The structure is episodic, with each chapter devoted to a particular scene or aspect of Swami’s life. The episodes do not directly build on each other but rather work to establish a tableau of everyday life. The lack of a progressive structure slows down the narrative pacing and enables the story to move without reference to a linear, calendrical time, except for the occasional instance when time does burst in, such as later in the novel during the political protests on August 15, 1930 in the “Broken Panes” chapter.
These early chapters sow the seeds of the defining conflicts of his boyhood. In particular, these chapters highlight his antagonistic relationship to school, his group of friends and their personalities, and the arrival of a new boy who threatens Swami's popular status at school, Rajam.
Swami’s conflict with Ebenezar and with his headmaster over their religious teaching demonstrates the story’s concern with the historical conditions of India, namely, British colonial rule. The theme of school as a site of colonial indoctrination is made explicit through Dr. Ebenezer, who glorifies the Christian religion and degrades the native Hindu gods as mere lifeless idols. Swami’s anger at his teacher, which gets him in trouble, foreshadows his escalating conflicts with the school authorities.

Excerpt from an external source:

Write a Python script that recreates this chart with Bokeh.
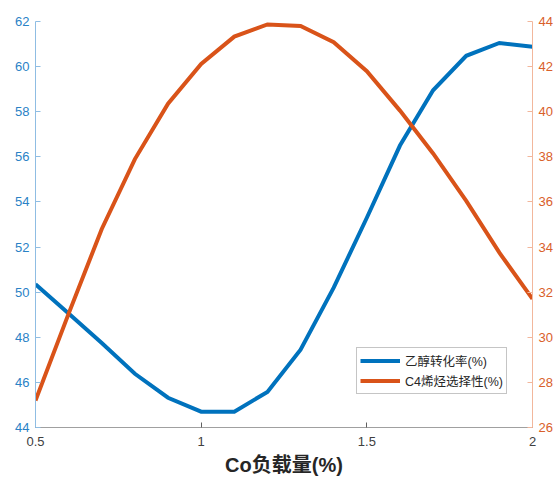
from bokeh.plotting import figure
from bokeh.models import Range1d, LinearAxis, FixedTicker, NumeralTickFormatter, Legend, LegendItem
from bokeh.embed import file_html
from bokeh.resources import INLINE

# Co loading (%) and the two measured responses
co_loading = [0.5, 0.6, 0.7, 0.8, 0.9, 1.0, 1.1, 1.2, 1.3, 1.4, 1.5, 1.6, 1.7, 1.8, 1.9, 2.0]
ethanol_conversion = [50.35, 49.05, 47.75, 46.38, 45.32, 44.7, 44.7, 45.58, 47.45, 50.2,
                      53.3, 56.5, 58.95, 60.48, 61.05, 60.88]
c4_selectivity = [27.2, 31.05, 34.8, 37.9, 40.36, 42.12, 43.33, 43.87, 43.8, 43.08,
                  41.8, 40.05, 38.15, 36.05, 33.75, 31.7]

x_ticks = [0.5, 1.0, 1.5, 2.0]
left_ticks = [44, 46, 48, 50, 52, 54, 56, 58, 60, 62]
right_ticks = [26, 28, 30, 32, 34, 36, 38, 40, 42, 44]

label_ethanol = "乙醇转化率(%)"
label_c4 = "C4烯烃选择性(%)"
x_title = "Co负载量(%)"

BLUE = "#0072BD"
ORANGE = "#D95319"
FONT = "'Liberation Sans', 'Noto Sans CJK SC'"

p = figure(width=558, height=480, output_backend="svg", toolbar_location=None,
           x_range=Range1d(0.5, 2.0), y_range=Range1d(44, 62),
           min_border_left=35, min_border_right=26, min_border_top=21, min_border_bottom=53)
p.extra_y_ranges = {"right": Range1d(26, 44)}
p.outline_line_color = None
p.xgrid.visible = False
p.ygrid.visible = False
p.background_fill_color = "white"
p.border_fill_color = "white"

# bottom axis
xa = p.xaxis[0]
xa.ticker = FixedTicker(ticks=x_ticks)
xa.formatter = NumeralTickFormatter(format="0.[0]")
xa.axis_label = x_title
xa.axis_label_text_font = FONT
xa.axis_label_text_font_style = "bold"
xa.axis_label_text_font_size = "20px"
xa.axis_label_text_color = "#262626"
xa.axis_label_standoff = 5
xa.major_label_text_font = FONT
xa.major_label_text_font_size = "13px"
xa.major_label_text_color = "#404040"
xa.major_label_standoff = 9
xa.axis_line_color = "#a0a0a0"
xa.major_tick_line_color = "#606060"
xa.major_tick_in = 5
xa.major_tick_out = 0
xa.minor_tick_line_color = None

# left axis (ethanol conversion)
ya = p.yaxis[0]
ya.ticker = FixedTicker(ticks=left_ticks)
ya.major_label_text_font = FONT
ya.major_label_text_font_size = "13px"
ya.major_label_text_color = "#2a82c6"
ya.major_label_standoff = 6
ya.axis_line_color = "#8fbde3"
ya.major_tick_line_color = "#8fbde3"
ya.major_tick_in = 5
ya.major_tick_out = 0
ya.minor_tick_line_color = None

# right axis (C4 olefin selectivity)
yr = LinearAxis(y_range_name="right", ticker=FixedTicker(ticks=right_ticks))
yr.major_label_text_font = FONT
yr.major_label_text_font_size = "13px"
yr.major_label_text_color = "#d9602a"
yr.major_label_standoff = 6
yr.axis_line_color = "#f2b79c"
yr.major_tick_line_color = "#f2b79c"
yr.major_tick_in = 5
yr.major_tick_out = 0
yr.minor_tick_line_color = None
p.add_layout(yr, "right")

r1 = p.line(co_loading, ethanol_conversion, line_color=BLUE, line_width=4, line_join="miter")
r2 = p.line(co_loading, c4_selectivity, line_color=ORANGE, line_width=4, line_join="miter",
            y_range_name="right")

legend = Legend(items=[LegendItem(label=label_ethanol, renderers=[r1]),
                       LegendItem(label=label_c4, renderers=[r2])],
                location=(321, 33))
legend.label_text_font = FONT
legend.label_text_font_size = "12.5px"
legend.label_text_color = "#262626"
legend.glyph_width = 40
legend.glyph_height = 15
legend.label_height = 15
legend.label_standoff = 5
legend.spacing = 1
legend.padding = 3
legend.margin = 0
legend.border_line_color = "#8c8c8c"
legend.border_line_width = 1
legend.background_fill_color = "white"
legend.background_fill_alpha = 1
p.add_layout(legend, "center")

open("out.html", "w").write(file_html(p, INLINE))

The tail is a schoolyard taunt that becomes a symbol of the unequal relationship between Swami and Rajam. Rajam’s authority over Swami is based on his higher class position in a colonial hierarchy, evident in his British accent and his father’s job as police superintendent, the enforcer of British law and order on the ground. The power dynamics are learned behaviors; for example, when Rajam invites his friends over to his house, he decides to keep them waiting for a few minutes because he has seen his father do the same.